JimLin1005 avatar Jan 05 '23 02:01 JimLin1005

Hi, Indeed, there is a mistake in the doc string, it is "((student input, teacher input), labels)".

So it is : batch_input => student input ema_batch_input => teacher input target => labels

Could you make a pull request please ? PS : ema stands for "exponential moving average" (it was a way to define the teacher, I realise "teacher would have been more explicit")

Tensors explanation

What you'll get is big tensors : "[[[...], [...]], [[...], [...]]]" "[[...],[...]]"

where the inputs and labels are always of the same dimensions.

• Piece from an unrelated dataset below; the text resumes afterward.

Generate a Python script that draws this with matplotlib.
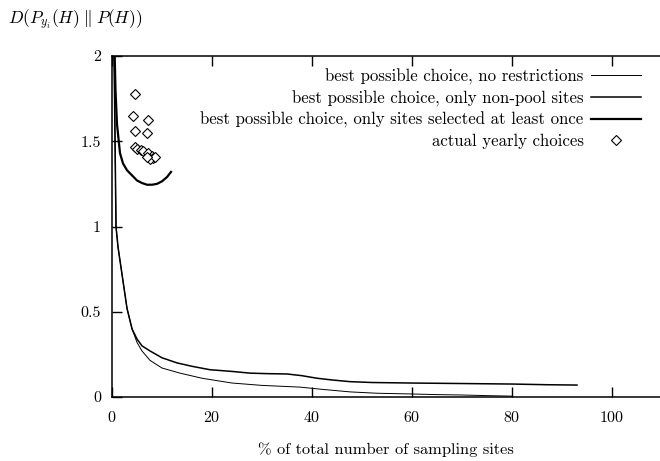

Indeed, [batch_input] => 1/4*(weak_data), 1/2*(unlabel_data), 1/4*(train_synth_data) So the first 1/4 data represents :

weak_data_1.wav weak_label_1 --- weak_label_1 has the same shape as strongly labeled data, but 1 over the full column ... unlabel_data_1.wav unlabel_label_1 --- unlabel_label_1 has the same shape as strongly labeled data, but the value is -1 everywhere ... train_synth_data_1.wav train_synth_label_1 --- here, just strongly labeled data

Why doing all this ?

To make batches, you need tensors of the same dimension, so I decided to keep the strongly labeled shape for all the data, and make "masks" to use only the data needed for each loss.

Hope this helps.

turpaultn avatar Jan 10 '23 09:01 turpaultn